Thanks to the fact that Baker insisted on recording and documenting so much, the film is richer and more visually dynamic than it might have otherwise been. Rather than filming empty spaces and re-enactments as filler between the talking head-interviews, Directors Maria Demopoulos and Jodi Wille use audio-recordings, a plethora of photos and just as much Super 8 footage. The result is a completely immersive documentary that's doubly interesting simply because of some of the fascinating amateur footage on its own.
About those talking heads though: They go by their Source names like Isis and Electricity and most, even all these years later, seem to lead a sustainable, new-age type lifestyle. They all speak eloquently, intelligently and, it seems, honestly, but the choice to tell the story exclusively through the key willing members begs the question of what stories and which sides we're not hearing, especially during the final scenes where most of the interview subjects wax romantic about their time in the family, despite some seriously troubling issues. No one shies away from the darker edges of the experience, but there's something a bit alarming about the fact that nearly all of the interviewees seem to think that their time spent serving Baker was for the best. Interview bias or cognitive dissonance? Maybe I'm in no place to judge.

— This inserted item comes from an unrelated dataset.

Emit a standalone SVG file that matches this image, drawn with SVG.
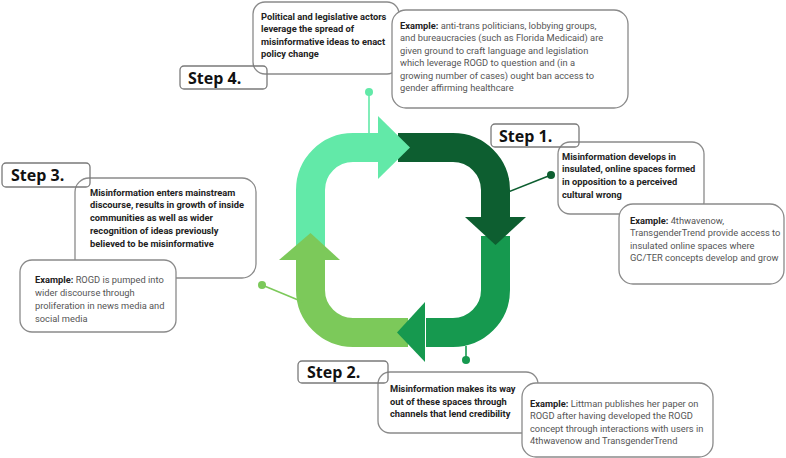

Nevertheless, The Source Family is a fascinating, intimate and often startling film that explores the transition from utopia to cult without condescending to provide easy answers. Provided you don't have a strong aversion to hippie culture and mysticism -- the film is wall to wall with footage of the groovy family members backed by psychedelic music -- you'll certainly find something of interest here. Again though, what that something is and how you react to it will vary considerably.